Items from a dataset
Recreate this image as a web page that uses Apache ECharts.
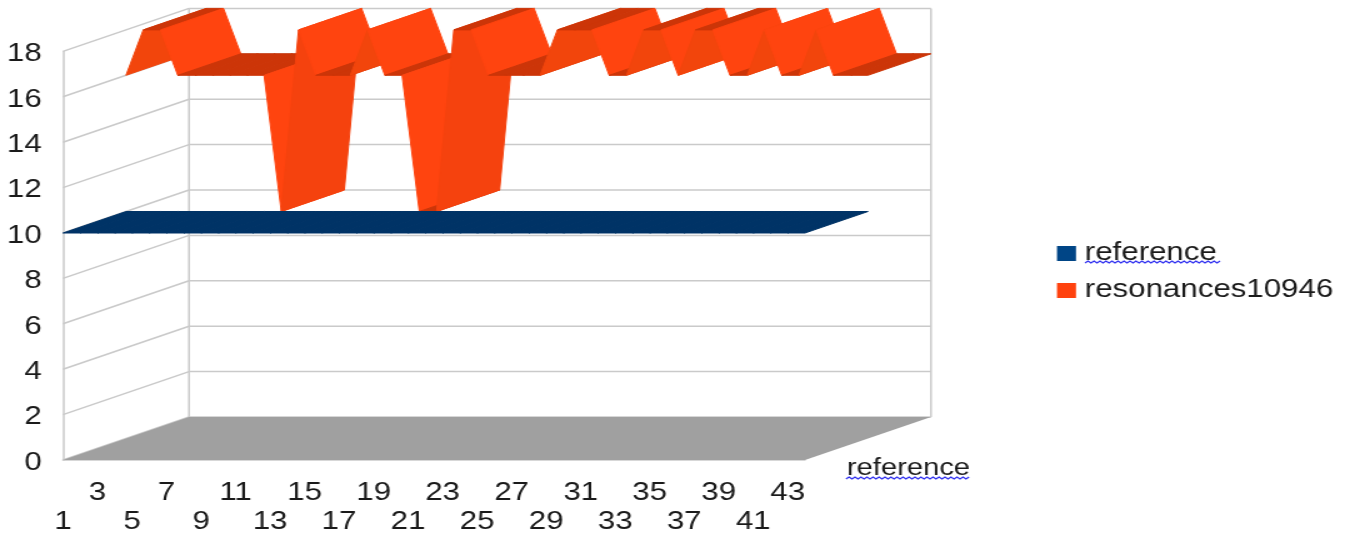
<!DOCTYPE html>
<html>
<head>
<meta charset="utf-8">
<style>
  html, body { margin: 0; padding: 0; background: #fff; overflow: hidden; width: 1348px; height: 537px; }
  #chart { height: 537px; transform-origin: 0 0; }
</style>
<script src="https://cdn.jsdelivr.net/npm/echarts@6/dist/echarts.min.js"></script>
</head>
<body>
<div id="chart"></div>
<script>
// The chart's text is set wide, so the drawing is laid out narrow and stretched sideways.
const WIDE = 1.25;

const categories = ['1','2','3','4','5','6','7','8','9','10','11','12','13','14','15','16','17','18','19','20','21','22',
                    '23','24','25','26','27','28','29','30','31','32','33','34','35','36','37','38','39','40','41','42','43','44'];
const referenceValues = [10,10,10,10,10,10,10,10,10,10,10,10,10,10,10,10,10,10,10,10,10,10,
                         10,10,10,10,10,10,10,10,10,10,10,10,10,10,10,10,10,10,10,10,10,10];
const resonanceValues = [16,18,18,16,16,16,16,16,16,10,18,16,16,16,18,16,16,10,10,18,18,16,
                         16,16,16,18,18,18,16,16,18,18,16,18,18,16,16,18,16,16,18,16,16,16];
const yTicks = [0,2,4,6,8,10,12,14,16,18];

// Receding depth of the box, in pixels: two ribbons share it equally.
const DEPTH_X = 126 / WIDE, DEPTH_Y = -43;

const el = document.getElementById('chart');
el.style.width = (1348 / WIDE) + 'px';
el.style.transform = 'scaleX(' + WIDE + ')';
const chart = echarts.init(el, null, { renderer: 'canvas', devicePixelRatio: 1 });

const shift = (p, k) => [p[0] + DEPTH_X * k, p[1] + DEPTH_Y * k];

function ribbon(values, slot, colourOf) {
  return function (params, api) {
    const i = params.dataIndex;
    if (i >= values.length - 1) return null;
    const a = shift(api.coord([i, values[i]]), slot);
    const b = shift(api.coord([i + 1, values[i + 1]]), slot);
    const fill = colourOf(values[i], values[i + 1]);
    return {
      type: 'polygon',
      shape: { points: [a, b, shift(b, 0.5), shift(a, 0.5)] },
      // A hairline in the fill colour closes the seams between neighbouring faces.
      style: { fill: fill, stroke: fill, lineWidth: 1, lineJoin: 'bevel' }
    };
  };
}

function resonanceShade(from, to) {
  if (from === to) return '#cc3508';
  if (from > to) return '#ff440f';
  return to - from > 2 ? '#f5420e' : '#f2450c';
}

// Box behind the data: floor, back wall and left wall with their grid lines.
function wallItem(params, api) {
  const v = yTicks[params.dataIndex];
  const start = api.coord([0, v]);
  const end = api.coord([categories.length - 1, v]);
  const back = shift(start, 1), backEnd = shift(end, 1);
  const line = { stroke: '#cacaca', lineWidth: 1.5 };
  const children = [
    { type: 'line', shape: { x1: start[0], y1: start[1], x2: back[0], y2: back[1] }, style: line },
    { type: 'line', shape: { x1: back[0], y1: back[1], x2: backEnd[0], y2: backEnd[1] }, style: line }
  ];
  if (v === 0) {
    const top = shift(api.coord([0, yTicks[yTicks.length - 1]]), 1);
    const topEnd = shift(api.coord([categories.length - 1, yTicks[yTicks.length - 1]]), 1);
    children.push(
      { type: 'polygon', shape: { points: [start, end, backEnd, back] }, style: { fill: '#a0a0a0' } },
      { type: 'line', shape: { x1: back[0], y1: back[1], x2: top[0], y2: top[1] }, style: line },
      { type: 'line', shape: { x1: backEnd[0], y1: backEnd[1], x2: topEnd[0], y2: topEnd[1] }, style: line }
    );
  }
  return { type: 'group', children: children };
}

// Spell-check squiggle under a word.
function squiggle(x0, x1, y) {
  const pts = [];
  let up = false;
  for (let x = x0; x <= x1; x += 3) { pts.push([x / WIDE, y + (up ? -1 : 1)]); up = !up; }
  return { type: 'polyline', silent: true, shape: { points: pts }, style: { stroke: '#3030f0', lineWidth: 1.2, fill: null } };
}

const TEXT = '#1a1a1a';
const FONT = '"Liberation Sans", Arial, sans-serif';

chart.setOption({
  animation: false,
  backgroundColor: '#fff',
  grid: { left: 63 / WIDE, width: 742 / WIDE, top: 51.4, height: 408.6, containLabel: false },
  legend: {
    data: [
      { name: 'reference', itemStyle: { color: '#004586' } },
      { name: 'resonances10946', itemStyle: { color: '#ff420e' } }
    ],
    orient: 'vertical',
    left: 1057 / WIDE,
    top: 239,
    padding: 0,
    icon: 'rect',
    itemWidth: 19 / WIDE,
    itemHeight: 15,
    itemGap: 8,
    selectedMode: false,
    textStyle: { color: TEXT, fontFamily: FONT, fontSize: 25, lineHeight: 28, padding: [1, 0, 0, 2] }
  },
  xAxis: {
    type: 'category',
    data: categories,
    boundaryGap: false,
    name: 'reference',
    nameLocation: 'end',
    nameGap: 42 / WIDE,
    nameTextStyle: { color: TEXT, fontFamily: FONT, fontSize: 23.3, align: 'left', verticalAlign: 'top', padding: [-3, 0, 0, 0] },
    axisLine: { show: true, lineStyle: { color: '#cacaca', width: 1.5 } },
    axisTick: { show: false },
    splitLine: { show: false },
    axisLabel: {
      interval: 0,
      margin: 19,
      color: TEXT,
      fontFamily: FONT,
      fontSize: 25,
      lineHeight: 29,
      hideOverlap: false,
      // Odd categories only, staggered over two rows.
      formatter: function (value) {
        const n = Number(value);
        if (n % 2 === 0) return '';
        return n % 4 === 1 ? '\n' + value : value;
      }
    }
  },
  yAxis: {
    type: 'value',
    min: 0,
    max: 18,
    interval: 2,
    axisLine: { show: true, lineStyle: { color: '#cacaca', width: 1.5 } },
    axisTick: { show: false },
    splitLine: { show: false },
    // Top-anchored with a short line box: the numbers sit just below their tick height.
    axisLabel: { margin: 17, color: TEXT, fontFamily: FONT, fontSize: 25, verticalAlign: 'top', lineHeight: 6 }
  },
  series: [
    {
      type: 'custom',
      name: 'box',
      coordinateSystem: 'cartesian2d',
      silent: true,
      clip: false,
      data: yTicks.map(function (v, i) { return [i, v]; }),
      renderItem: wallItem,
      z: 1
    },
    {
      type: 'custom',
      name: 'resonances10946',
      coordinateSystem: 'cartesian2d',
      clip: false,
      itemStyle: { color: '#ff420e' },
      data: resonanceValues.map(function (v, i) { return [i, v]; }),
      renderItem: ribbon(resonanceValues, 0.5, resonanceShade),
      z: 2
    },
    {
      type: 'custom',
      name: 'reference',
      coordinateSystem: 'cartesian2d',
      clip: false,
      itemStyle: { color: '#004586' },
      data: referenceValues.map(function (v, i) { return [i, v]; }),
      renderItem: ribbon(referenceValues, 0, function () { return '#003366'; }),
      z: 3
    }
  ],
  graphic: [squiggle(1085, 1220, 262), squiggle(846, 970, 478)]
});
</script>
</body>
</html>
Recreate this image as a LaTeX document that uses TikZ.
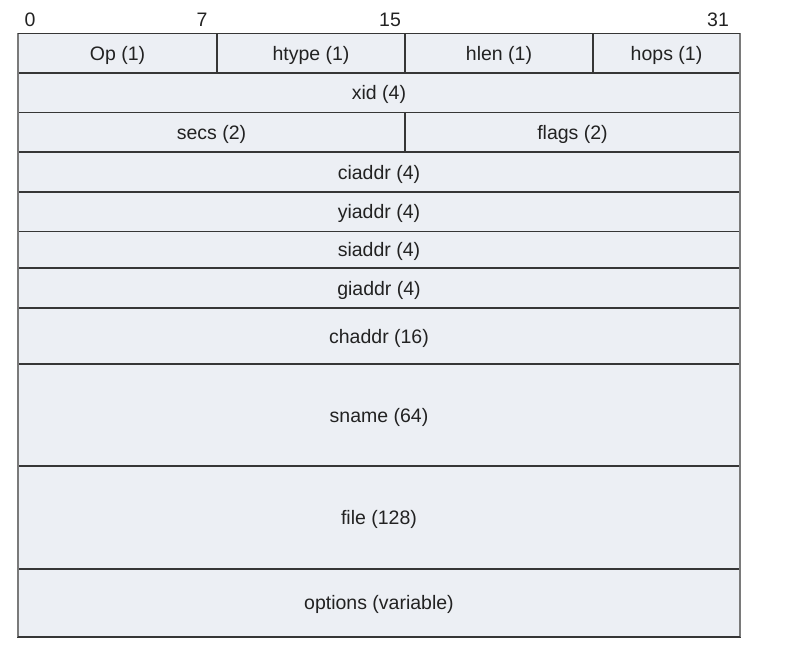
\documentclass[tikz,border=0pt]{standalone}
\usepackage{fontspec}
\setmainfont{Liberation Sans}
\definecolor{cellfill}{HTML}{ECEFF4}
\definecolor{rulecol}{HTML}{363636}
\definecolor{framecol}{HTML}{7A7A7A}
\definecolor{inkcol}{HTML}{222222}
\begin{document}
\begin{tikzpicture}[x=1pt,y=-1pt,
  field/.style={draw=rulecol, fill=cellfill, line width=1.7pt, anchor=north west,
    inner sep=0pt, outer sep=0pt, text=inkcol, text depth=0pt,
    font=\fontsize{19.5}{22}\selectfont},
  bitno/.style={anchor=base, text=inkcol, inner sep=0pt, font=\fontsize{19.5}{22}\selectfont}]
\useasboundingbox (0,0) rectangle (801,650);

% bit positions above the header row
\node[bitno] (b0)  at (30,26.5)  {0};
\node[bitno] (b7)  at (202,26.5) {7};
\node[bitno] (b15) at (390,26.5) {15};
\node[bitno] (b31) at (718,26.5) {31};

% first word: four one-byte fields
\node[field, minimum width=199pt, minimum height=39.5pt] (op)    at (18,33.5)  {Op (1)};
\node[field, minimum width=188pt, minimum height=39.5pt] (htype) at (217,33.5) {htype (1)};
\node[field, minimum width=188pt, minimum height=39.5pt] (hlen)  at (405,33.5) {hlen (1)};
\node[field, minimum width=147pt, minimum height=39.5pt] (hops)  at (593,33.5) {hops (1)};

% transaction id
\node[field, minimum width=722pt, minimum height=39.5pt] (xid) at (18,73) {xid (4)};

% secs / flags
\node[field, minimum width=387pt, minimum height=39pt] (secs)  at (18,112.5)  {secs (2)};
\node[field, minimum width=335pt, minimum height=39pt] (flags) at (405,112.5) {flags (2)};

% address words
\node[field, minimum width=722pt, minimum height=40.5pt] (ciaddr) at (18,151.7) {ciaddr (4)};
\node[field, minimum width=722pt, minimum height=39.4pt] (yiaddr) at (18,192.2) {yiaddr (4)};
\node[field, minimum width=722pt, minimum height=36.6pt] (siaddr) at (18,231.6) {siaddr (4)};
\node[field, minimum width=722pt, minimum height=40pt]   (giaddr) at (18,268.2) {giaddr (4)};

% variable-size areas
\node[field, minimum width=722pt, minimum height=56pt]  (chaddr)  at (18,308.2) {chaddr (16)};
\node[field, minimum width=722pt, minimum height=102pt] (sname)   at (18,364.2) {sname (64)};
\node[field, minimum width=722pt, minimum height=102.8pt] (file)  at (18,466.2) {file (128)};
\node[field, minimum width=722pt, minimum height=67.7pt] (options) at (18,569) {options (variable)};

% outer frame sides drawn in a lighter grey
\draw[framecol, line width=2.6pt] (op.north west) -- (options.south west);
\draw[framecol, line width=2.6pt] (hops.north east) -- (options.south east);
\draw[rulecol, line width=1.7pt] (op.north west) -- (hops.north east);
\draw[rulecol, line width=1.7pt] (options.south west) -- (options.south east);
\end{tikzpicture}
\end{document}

__What to do__
Reproduce the records word for word, please, from their first line up to and including the line that contains "const WIDE = 1.25;", but no pictures.

__Output of the exercise__
Recreate this image as a web page that uses Apache ECharts.
<!DOCTYPE html>
<html>
<head>
<meta charset="utf-8">
<style>
  html, body { margin: 0; padding: 0; background: #fff; overflow: hidden; width: 1348px; height: 537px; }
  #chart { height: 537px; transform-origin: 0 0; }
</style>
<script src="https://cdn.jsdelivr.net/npm/echarts@6/dist/echarts.min.js"></script>
</head>
<body>
<div id="chart"></div>
<script>
// The chart's text is set wide, so the drawing is laid out narrow and stretched sideways.
const WIDE = 1.25;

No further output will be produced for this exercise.